Most standard form commercial general liability insurance policies provide that the insurer has the duty to defend any "suit" against the insured that seeks damages covered under the policy. In CGL policies issued before 1986, the term "suit" was not defined. And while all courts could agree that a "suit" encompasses a civil complaint filed in a court of law, they disagreed on whether proceedings that take place outside the courtroom, such as the administrative process initiated by a government "PRP" notice, are "suits" that give rise to the insurer's duty to defend.

The Texas Supreme Court is the latest court to weigh in on this issue, and its decision is good news for policyholders. On June 26, 2015, in a 5-4 decision, the court held that the term "suit" encompasses administrative enforcement actions by the Environmental Protection Agency under the Comprehensive Environmental Response, Compensation, and Liability Act of 1980 (CERCLA).

In a case that we have been monitoring closely, McGinnes Industrial Maintenance Corp. v. The Phoenix Ins. Co., the insured, McGinnes, received a letter from the EPA stating that it was a "potentially responsible party" (a so-called "PRP letter") with respect to environmental contamination at a site in Pasadena, Texas. The PRP letter demanded that McGinnes pay more than $300,000 in cleanup costs. When McGinnes failed to respond, the EPA issued a unilateral administrative order directing McGinnes to conduct a "remedial investigation and feasibility study." The letter warned McGinnes that it was subject to penalties and punitive damages if it willfully refused to comply with the order.

McGinnes requested a defense to the EPA proceedings from its CGL insurers, Phoenix and Travelers. The insurers refused to defend on grounds that neither the PRP notice nor the order was a "suit" under the policy. McGinnes then filed suit against its insurers in federal district court, seeking a declaration that Phoenix had a duty to defend. The court granted the insurers' motion for partial summary judgment, agreeing that the insurers had no duty to defend, denied McGinnes's motion, and certified its order for interlocutory appeal. The U.S. Court of Appeals for the Fifth Circuit certified to the Texas Supreme Court the question whether a PRP letter or unilateral administrative order from the EPA was a "suit" within the meaning of CGL policies that triggered an insurer's duty to defend.

The majority of the court answered "yes" to the Fifth Circuit's question. It gave three reasons for its ruling. First, it found that EPA proceedings under CERCLA were more than "the functional equivalent of a suit," concluding that the proceedings "are the suit itself, only conducted outside a courtroom." The majority recognized that a PRP letter or a unilateral administrative order issued by the EPA is more than an ordinary demand letter, a claim or other administrative proceedings. "The EPA's demands and directives, backed by threats of fines and penalties, are more like interlocutory rulings than claims."

Second, the majority relied on "well-settled" law that cleanup costs under CERCLA are "damages" covered by standard form CGL policies. "To interpret the policies as covering the damages incurred as a result of pollution cleanup proceedings without giving the Insurers the right and duty to defend those proceedings creates perverse incentives and consequences for insurers and insureds alike."

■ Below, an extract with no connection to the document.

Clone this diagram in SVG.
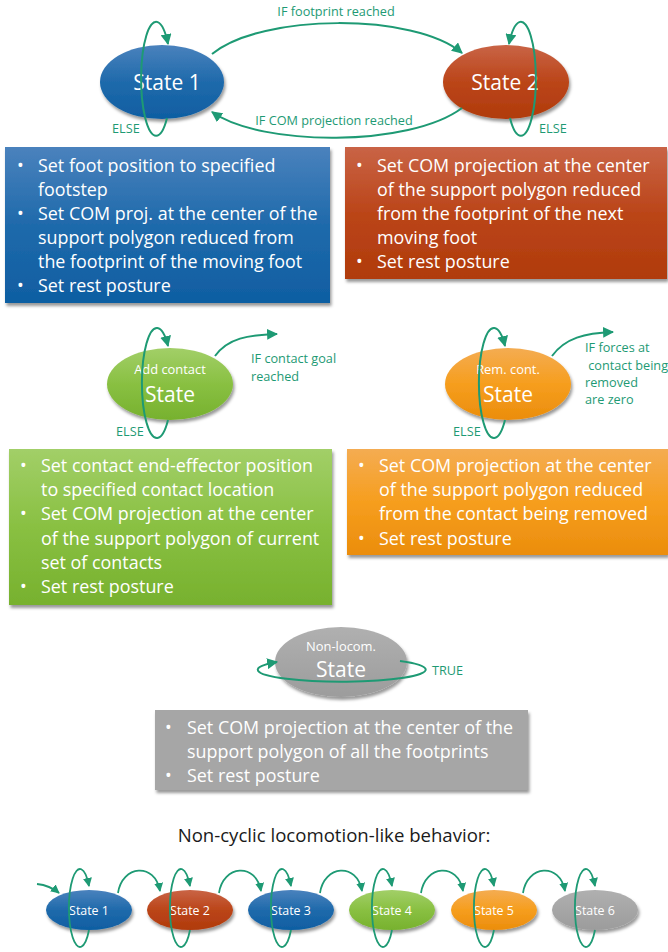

Finally, the court noted that the majority of courts that have interpreted the term "suit" have sided with policyholders on this issue. According to the court, 13 of 16 state high courts that have reached the issue have rejected the insurers' position, leaving only high courts in California, Illinois and Maine to side with the insurers. The overwhelming majority of lower state courts and federal courts have also rejected the insurers' position. Thus, in order to "strive for uniformity," the court decided it was "prudent" to join with the majority and hold that EPA enforcement actions are "suits" that obligate the insurer to provide a defense to the policyholder.

The Texas Supreme Court's ruling in McGinnes is favorable for the many policyholders who face liability under CERCLA and have coverage under historic CGL policies. The holding is, however, unlikely to open the doors to coverage for other types of administrative or quasi-judicial adjudicative proceedings under more modern CGL policies. Standard form CGL policies issued after 1986 now define the term "suit" in a way that limits the insurer's defense duty to civil proceedings or arbitrations seeking covered damages. Nevertheless, the McGinnes ruling shows that courts will not enforce a narrow interpretation of policy terms to deprive the policyholder of coverage, when a more liberal interpretation will preserve coverage in a situation where it is reasonable and expected.